New Tool Helps Victims of Identity Theft Recover
The FTC will guide you in wresting your identity back from criminals
If you know someone who's had their identity stolen, you may have a vague sense of the weeks or months or even years of hassle and countless hours of work that getting it back, and avoiding liability for debts incurred, can involve. Would you even know what to do if you were a victim of identity theft?
For the 2.7 or so million people who have their identifies stolen each year (based on 2014 IRS figures), there's a new tool at Identitytheft.gov that walks you through the process. The actions are divided into three sections:
- What to do right away. These steps range from reporting the fraud charges to the company involved to freezing your credit reports. The site provides sample letters and contact information to help you do what's needed.
- What to do next. Measures include correcting your credit report, addressing bogus charges and closing any fraudulent accounts.
- Other steps to take. These are optional and can be catered to your particular situation, including child identity theft and medical identity theft.
Once you enter your information and report your case, the site creates a recovery plan for you, tracks your progress and pre-fills any necessary letters or forms.
Know that if your identity is stolen, according to Identitytheft.gov you have certain rights under the law, including the right to:
- Place a 90-day initial fraud alert on your credit report.

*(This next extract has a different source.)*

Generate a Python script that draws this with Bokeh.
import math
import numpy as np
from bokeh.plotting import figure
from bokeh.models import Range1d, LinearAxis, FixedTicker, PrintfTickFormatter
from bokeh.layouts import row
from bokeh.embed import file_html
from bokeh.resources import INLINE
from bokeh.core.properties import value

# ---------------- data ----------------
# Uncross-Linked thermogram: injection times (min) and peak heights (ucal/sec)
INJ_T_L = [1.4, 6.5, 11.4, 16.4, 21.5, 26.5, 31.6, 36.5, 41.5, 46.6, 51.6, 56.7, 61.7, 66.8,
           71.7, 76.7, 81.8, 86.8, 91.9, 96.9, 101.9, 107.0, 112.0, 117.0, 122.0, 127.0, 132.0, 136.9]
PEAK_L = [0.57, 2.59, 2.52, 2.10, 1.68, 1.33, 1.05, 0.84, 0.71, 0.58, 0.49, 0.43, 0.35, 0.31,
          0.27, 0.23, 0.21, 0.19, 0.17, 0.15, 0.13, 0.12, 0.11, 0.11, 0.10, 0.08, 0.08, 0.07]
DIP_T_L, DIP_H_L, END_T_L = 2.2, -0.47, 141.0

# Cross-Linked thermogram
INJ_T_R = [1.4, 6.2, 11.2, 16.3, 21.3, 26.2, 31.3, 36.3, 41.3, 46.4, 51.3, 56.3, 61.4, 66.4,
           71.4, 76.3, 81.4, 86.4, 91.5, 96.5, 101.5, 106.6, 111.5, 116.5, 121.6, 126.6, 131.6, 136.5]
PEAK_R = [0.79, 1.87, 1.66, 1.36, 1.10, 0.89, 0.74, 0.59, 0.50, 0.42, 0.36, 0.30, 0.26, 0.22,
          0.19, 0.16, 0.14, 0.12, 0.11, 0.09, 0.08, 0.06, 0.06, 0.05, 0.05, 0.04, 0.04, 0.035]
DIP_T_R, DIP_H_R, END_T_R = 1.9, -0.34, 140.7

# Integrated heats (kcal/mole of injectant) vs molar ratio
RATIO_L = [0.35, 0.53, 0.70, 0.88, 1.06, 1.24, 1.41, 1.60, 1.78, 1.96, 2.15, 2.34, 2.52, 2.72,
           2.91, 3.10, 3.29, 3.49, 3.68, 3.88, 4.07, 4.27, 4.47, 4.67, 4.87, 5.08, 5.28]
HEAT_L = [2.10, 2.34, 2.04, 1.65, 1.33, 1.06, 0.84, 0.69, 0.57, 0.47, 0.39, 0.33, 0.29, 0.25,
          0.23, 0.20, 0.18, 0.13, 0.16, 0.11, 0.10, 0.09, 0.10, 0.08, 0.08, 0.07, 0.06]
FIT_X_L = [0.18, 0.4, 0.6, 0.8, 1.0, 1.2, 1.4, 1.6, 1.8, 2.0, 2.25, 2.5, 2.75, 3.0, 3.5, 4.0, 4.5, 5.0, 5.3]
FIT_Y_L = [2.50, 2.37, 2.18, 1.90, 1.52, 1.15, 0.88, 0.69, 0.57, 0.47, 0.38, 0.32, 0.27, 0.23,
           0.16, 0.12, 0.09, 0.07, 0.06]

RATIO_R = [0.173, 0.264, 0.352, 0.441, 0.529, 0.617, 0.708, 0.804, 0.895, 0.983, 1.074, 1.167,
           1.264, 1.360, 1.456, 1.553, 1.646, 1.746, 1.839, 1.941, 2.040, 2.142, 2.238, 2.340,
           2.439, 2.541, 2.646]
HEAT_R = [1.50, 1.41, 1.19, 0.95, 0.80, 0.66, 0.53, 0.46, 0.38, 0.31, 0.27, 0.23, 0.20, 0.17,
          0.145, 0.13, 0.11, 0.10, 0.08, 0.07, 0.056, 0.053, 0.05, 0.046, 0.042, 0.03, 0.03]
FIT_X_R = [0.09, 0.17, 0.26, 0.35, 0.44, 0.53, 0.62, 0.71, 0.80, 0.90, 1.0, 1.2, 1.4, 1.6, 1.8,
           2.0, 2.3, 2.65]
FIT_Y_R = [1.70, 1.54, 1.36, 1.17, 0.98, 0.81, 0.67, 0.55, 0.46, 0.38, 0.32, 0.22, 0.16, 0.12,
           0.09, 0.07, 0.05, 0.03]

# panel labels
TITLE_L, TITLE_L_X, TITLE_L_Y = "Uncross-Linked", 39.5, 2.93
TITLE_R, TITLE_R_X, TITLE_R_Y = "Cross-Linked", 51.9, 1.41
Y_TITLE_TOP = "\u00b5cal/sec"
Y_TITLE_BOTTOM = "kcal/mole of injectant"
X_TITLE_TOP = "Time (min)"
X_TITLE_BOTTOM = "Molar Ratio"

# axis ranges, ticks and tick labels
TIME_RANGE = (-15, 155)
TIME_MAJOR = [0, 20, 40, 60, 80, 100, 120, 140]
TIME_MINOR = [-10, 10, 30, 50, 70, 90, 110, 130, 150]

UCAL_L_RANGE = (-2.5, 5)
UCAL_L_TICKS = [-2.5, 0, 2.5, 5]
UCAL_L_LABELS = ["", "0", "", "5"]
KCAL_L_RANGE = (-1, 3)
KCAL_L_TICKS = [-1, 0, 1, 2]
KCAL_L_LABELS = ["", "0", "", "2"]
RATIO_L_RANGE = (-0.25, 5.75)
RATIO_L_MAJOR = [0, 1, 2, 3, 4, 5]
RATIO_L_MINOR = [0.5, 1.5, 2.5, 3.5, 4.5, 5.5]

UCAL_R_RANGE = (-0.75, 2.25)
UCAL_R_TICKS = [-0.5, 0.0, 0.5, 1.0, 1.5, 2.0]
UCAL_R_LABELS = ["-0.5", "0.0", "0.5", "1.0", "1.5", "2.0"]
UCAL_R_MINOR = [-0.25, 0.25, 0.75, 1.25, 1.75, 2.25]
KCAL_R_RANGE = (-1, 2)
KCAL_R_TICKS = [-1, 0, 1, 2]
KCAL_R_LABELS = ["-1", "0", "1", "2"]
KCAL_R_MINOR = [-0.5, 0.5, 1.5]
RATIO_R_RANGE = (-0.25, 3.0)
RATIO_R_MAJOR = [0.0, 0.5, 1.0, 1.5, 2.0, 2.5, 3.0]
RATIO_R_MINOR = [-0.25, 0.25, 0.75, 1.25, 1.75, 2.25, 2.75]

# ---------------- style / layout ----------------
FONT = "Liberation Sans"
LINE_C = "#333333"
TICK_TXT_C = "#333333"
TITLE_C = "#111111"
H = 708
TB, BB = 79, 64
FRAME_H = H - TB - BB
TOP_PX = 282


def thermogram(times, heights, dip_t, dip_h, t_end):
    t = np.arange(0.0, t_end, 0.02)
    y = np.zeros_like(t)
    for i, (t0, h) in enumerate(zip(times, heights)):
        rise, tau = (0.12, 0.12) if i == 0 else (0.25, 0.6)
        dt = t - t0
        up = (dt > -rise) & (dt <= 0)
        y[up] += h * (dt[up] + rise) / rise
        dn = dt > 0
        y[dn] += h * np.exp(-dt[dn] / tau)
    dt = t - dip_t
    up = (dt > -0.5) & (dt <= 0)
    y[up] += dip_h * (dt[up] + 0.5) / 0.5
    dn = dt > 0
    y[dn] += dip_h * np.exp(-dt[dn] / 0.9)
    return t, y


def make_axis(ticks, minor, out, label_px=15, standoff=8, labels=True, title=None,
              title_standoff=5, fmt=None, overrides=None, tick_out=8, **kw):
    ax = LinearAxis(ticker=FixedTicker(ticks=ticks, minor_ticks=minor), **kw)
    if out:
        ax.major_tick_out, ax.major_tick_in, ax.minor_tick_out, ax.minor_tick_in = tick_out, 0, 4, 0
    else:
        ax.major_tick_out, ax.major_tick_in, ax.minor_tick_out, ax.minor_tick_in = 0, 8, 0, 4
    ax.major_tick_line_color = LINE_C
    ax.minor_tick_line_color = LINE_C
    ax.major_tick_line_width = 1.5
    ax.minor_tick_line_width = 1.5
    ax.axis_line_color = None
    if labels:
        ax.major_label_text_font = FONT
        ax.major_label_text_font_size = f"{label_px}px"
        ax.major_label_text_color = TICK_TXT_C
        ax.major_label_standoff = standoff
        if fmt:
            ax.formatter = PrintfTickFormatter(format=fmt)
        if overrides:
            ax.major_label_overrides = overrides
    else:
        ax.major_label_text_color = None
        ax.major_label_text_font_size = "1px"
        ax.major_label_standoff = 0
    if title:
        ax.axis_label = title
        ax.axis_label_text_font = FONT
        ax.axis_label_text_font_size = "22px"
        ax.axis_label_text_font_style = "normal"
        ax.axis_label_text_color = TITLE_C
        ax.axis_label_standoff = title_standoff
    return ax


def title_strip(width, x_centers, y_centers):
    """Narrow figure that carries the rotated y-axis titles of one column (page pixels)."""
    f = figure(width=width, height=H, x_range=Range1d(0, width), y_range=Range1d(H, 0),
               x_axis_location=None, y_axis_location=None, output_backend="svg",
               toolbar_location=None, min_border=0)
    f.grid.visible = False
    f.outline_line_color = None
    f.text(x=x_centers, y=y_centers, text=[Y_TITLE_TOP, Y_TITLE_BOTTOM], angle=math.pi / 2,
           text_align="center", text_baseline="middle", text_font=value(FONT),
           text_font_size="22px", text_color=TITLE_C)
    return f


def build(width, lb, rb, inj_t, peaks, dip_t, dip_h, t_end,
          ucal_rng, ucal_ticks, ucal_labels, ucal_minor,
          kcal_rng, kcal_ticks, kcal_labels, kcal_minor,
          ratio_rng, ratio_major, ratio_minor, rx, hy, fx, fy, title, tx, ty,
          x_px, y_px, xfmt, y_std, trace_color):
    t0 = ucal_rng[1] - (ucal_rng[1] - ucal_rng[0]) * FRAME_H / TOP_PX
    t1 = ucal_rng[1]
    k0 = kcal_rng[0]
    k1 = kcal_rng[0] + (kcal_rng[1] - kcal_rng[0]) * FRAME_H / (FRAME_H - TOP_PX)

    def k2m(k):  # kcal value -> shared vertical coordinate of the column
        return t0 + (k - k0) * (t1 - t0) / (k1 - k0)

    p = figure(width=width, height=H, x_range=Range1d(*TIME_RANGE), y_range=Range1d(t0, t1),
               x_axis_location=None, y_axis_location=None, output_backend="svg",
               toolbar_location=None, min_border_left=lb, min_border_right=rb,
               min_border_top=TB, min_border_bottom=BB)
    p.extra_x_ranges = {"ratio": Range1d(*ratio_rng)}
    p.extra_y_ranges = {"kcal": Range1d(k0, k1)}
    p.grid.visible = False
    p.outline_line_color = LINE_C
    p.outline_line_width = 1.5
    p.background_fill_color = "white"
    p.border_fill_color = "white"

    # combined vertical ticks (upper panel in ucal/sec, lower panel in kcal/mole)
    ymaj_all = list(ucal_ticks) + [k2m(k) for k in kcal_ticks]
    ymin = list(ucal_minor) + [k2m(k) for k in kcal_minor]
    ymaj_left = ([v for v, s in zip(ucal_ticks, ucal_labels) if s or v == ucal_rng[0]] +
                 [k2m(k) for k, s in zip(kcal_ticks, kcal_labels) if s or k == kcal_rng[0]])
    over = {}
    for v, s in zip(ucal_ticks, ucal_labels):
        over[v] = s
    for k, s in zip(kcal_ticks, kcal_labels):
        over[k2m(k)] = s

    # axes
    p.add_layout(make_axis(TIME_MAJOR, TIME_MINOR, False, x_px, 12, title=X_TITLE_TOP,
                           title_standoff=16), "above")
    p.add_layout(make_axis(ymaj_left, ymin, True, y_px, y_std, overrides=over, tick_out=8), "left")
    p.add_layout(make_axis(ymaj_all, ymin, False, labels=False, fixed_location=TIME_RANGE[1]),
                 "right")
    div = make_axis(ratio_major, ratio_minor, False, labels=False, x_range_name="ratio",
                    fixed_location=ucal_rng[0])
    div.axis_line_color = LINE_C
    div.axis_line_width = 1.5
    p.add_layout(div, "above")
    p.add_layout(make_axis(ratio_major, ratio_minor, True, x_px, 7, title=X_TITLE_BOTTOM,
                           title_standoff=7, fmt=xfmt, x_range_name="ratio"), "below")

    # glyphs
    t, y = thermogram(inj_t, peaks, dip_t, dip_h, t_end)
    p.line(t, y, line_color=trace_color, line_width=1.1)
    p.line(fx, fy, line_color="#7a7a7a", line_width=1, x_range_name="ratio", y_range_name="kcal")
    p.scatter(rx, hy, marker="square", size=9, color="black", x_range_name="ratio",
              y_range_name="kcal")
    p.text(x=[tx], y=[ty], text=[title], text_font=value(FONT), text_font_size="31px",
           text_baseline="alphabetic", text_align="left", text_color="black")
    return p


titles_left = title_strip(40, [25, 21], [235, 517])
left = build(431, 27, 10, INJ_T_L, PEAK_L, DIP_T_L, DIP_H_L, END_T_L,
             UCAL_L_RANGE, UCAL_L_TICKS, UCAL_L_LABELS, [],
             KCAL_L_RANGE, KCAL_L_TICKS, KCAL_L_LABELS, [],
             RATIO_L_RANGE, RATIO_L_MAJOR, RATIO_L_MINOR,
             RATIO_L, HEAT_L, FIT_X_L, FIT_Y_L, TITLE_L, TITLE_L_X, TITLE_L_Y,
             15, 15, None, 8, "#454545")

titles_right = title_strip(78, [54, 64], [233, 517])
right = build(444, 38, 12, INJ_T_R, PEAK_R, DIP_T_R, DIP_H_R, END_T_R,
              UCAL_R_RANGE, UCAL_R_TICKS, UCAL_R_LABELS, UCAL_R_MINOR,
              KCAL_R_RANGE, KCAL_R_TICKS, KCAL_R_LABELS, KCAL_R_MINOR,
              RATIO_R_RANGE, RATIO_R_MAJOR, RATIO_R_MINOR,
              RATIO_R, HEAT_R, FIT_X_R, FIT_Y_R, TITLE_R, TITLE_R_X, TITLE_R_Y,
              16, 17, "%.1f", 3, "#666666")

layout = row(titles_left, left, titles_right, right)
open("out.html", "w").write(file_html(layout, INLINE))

- Add a seven-year extended fraud alert on your credit report.
- Get free copies of your credit report.
- Get fraudulent information removed from your credit report.
- Dispute fraudulent or inaccurate information on your credit report.

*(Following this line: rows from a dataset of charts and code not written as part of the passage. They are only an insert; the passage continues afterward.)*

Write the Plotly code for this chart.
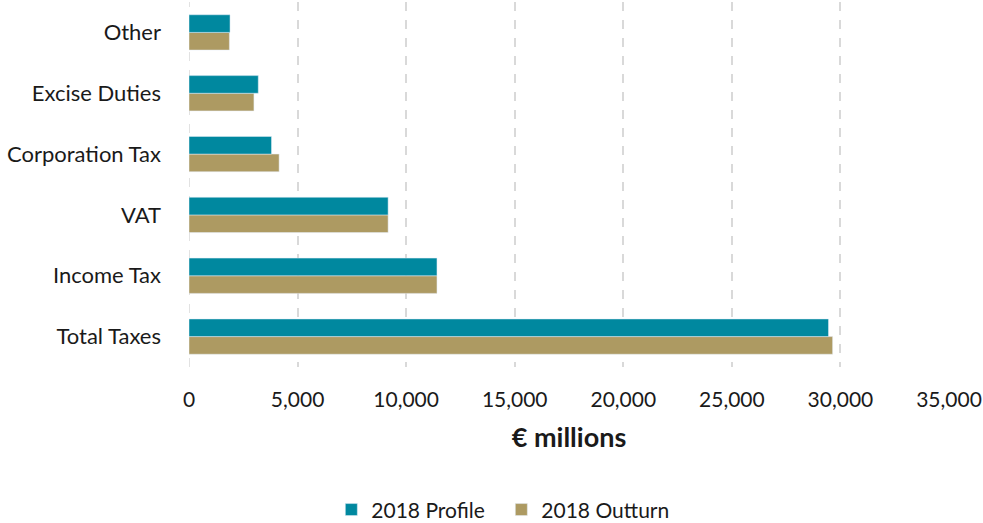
import plotly.graph_objects as go

categories = ["Total Taxes", "Income Tax", "VAT", "Corporation Tax", "Excise Duties", "Other"]
profile_2018 = [29450, 11420, 9170, 3800, 3190, 1890]
outturn_2018 = [29640, 11420, 9170, 4150, 2990, 1860]
x_ticks = [0, 5000, 10000, 15000, 20000, 25000, 30000, 35000]

teal = "#00889F"
tan = "#AD9A62"
font_family = "Lato, 'Open Sans', sans-serif"

fig = go.Figure()
fig.add_trace(go.Bar(y=categories, x=outturn_2018, orientation="h", name="2018 Outturn",
                     marker=dict(color=tan), legendrank=2))
fig.add_trace(go.Bar(y=categories, x=profile_2018, orientation="h", name="2018 Profile",
                     marker=dict(color=teal), legendrank=1))

fig.add_shape(type="line", xref="x", yref="paper", x0=0, x1=0, y0=0, y1=1,
              line=dict(color="#D9D9D9", width=1.5, dash="dash"), layer="below")

fig.update_layout(
    width=983, height=523,
    margin=dict(l=189, r=34, t=2, b=156),
    barmode="group", bargap=0.42, bargroupgap=0,
    plot_bgcolor="white", paper_bgcolor="white",
    font=dict(family=font_family, size=21, color="#1a1a1a"),
    xaxis=dict(range=[0, 35000], tickvals=x_ticks, tickformat=",d",
               showgrid=True, gridcolor="#D9D9D9", griddash="dash", gridwidth=1.5,
               zeroline=False, showline=False, ticklabelstandoff=18,
               title=dict(text="<b>€ millions</b>", font=dict(size=27), standoff=18)),
    yaxis=dict(showgrid=False, zeroline=False, showline=False, ticklabelstandoff=27,
               tickfont=dict(size=22)),
    legend=dict(orientation="h", xref="container", x=0.51, xanchor="center", yref="container",
                y=0.025, yanchor="middle", font=dict(size=21), itemwidth=30,
                entrywidth=125, entrywidthmode="pixels"),
)
fig.write_html("out.html")
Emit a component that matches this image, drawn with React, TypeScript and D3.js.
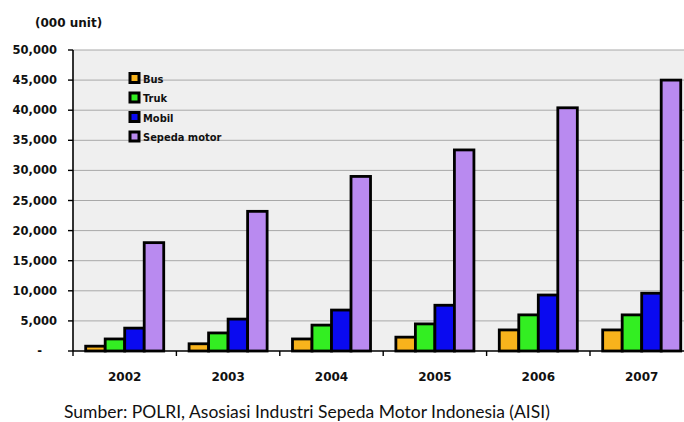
import React from "react";
import * as d3 from "d3";

const years = ["2002", "2003", "2004", "2005", "2006", "2007"];
const seriesNames = ["Bus", "Truk", "Mobil", "Sepeda motor"];
const bus = [800, 1200, 2000, 2300, 3500, 3500];
const truk = [2000, 3000, 4300, 4500, 6000, 6000];
const mobil = [3800, 5300, 6800, 7600, 9300, 9600];
const sepedaMotor = [18000, 23200, 29000, 33400, 40400, 45000];
const yTicks = [0, 5000, 10000, 15000, 20000, 25000, 30000, 35000, 40000, 45000, 50000];
const colors = ["#f8b31c", "#33ee22", "#0a0af0", "#b98af0"];

const W = 684;
const H = 422;

export default function App() {
  const seriesValues = [bus, truk, mobil, sepedaMotor];
  const left = 73;
  const top = 50;
  const bottom = 351;
  const bandW = 103.4;
  const x0 = d3.scaleBand<string>().domain(years).range([left, left + bandW * years.length]).padding(0);
  const x1 = d3
    .scaleBand<string>()
    .domain(seriesNames)
    .range([0, x0.bandwidth()])
    .paddingInner(0)
    .paddingOuter(0.65);
  const y = d3.scaleLinear().domain([0, 50000]).range([bottom, top]);
  const fmt = d3.format(",");
  const numFont = "'DejaVu Sans', Verdana, sans-serif";
  const legendFont = "'Liberation Sans Narrow', 'DejaVu Sans Condensed', 'Liberation Sans', sans-serif";

  return (
    <svg
      width={W}
      height={H}
      style={{ position: "absolute", left: 0, top: 0, background: "#fff" }}
      xmlns="http://www.w3.org/2000/svg"
    >
      {/* plot background */}
      <rect x={left} y={top} width={W - left} height={bottom - top} fill="#efefef" />
      {/* gridlines */}
      {yTicks.filter((t) => t > 0).map((t) => (
        <line key={t} x1={left} x2={W} y1={y(t)} y2={y(t)} stroke="#a8a8a8" strokeWidth={1} />
      ))}
      {/* bars */}
      {years.map((yr, i) => (
        <g key={yr} transform={`translate(${x0(yr)},0)`}>
          {seriesNames.map((s, j) => {
            const v = seriesValues[j][i];
            return (
              <rect
                key={s}
                x={x1(s)}
                y={y(v)}
                width={x1.bandwidth()}
                height={bottom - y(v)}
                fill={colors[j]}
                stroke="#000"
                strokeWidth={2.8}
              />
            );
          })}
        </g>
      ))}
      {/* axes */}
      <line x1={left} x2={left} y1={top} y2={bottom} stroke="#000" strokeWidth={1.6} />
      <line x1={left} x2={W} y1={bottom} y2={bottom} stroke="#000" strokeWidth={1.6} />
      {yTicks.map((t) => (
        <g key={t}>
          <line x1={left - 5} x2={left} y1={y(t)} y2={y(t)} stroke="#000" strokeWidth={1.4} />
          <text
            x={t === 0 ? 42 : 57}
            y={y(t) + 4}
            textAnchor="end"
            fontFamily={numFont}
            fontWeight="bold"
            fontSize={11.5}
            fill="#111"
          >
            {t === 0 ? "-" : fmt(t)}
          </text>
        </g>
      ))}
      {years.map((yr) => (
        <g key={yr}>
          <line x1={x0(yr)!} x2={x0(yr)!} y1={bottom} y2={bottom + 5} stroke="#000" strokeWidth={1.4} />
          <text
            x={x0(yr)! + x0.bandwidth() / 2}
            y={381}
            textAnchor="middle"
            fontFamily={numFont}
            fontWeight="bold"
            fontSize={12}
            fill="#111"
          >
            {yr}
          </text>
        </g>
      ))}
      {/* unit label */}
      <text x={35} y={27} fontFamily={numFont} fontWeight="bold" fontSize={12} fill="#111">
        (000 unit)
      </text>
      {/* legend */}
      {seriesNames.map((s, j) => (
        <g key={s} transform={`translate(130,${78 + j * 19.5})`}>
          <rect x={0} y={-4.5} width={9} height={9} fill={colors[j]} stroke="#000" strokeWidth={3} />
          <text x={13} y={4.5} fontFamily={legendFont} fontWeight="bold" fontSize={11} fill="#111">
            {s}
          </text>
        </g>
      ))}
      {/* source */}
      <text x={64} y={418} fontFamily="Lato, 'Open Sans', sans-serif" fontSize={17.5} fill="#111">
        Sumber: POLRI, Asosiasi Industri Sepeda Motor Indonesia (AISI)
      </text>
    </svg>
  );
}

- Stop creditors and debt collectors from reporting fraudulent accounts.
- Get copies of documents related to the identity theft.
- Stop a debt collector from contacting you.
Here's a video about how it all works.
How will you know if your identity has been stolen?
According to the FTC, here are clues that a criminal is using your personal information:
- You notice withdrawals from your bank account that you didn't make.
- You don't get bills or other mail.
- You get medical bills for services you didn't use.
- Debt collectors call you about debts that are not yours.
- Strange accounts or charges appear on your credit report.
- The Internal Revenue Service (IRS) says you earned income from an employer you don't work for.